Sir Alan Moses starts work this morning as chairman of the new Independent Press Standards Organisation IPSO and promises that it will not be “a sham.” Indeed it is not a sham: it is a political quango set up in response to campaigns by Hacked Off and Guardian journalists to abolish our free press. This must not be allowed to happen. The health of the nation depends upon the freedom of the press. Even that old Puritan John Milton understood this and argued vigorously in its defence in his 1644 speech, later printed asAreopagitica. Muzzling the press is the first act of all tyrannies. Just reflect on states such as the USSR under Stalin, Germany under Hitler and China ruled by Mao and his successors. Look at any dictatorship you fancy and ask yourself whether you would prefer to live there or here in Britain, with all its faults.

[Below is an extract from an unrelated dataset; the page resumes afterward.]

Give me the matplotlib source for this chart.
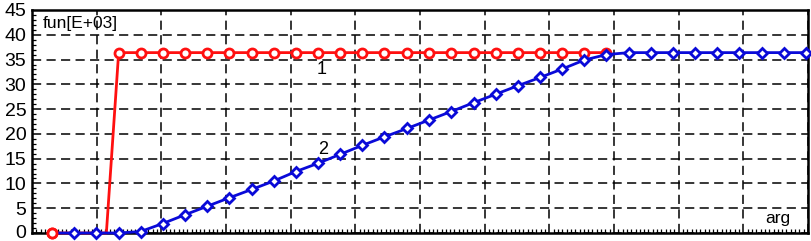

Newspapers are a pretty untidy business and actually their methods of news-gathering are often despicable. But not as despicable as the methods of all governments which control the mass media. These governments are thereby enabled to hide their own misdeeds and criminalise public scrutiny. The freedom of the press is what guarantees our liberty – or at least some measure of freedom. The free press can hold governments to account and this is ever more necessary given our current debased and corrupt political class.

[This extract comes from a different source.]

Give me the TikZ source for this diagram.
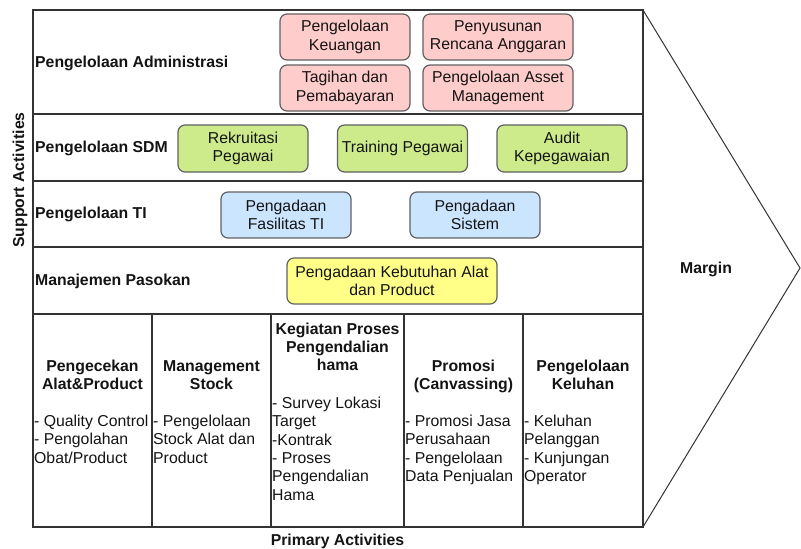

There should be absolutely no regulation of the press. This does not mean that the papers and the broadcasters can do as they like. They must be subject to the law of the land as everyone else is so subject. If I break into your house, or even if by my words and writings slander you or libel you, then I have committed an offence and for which I can be arraigned. The same goes for journalists, newspapers and television companies.
There are enough laws and we don’t need further regulation. Control always works in favour of authority. Yes, and the basis of all authority is freedom.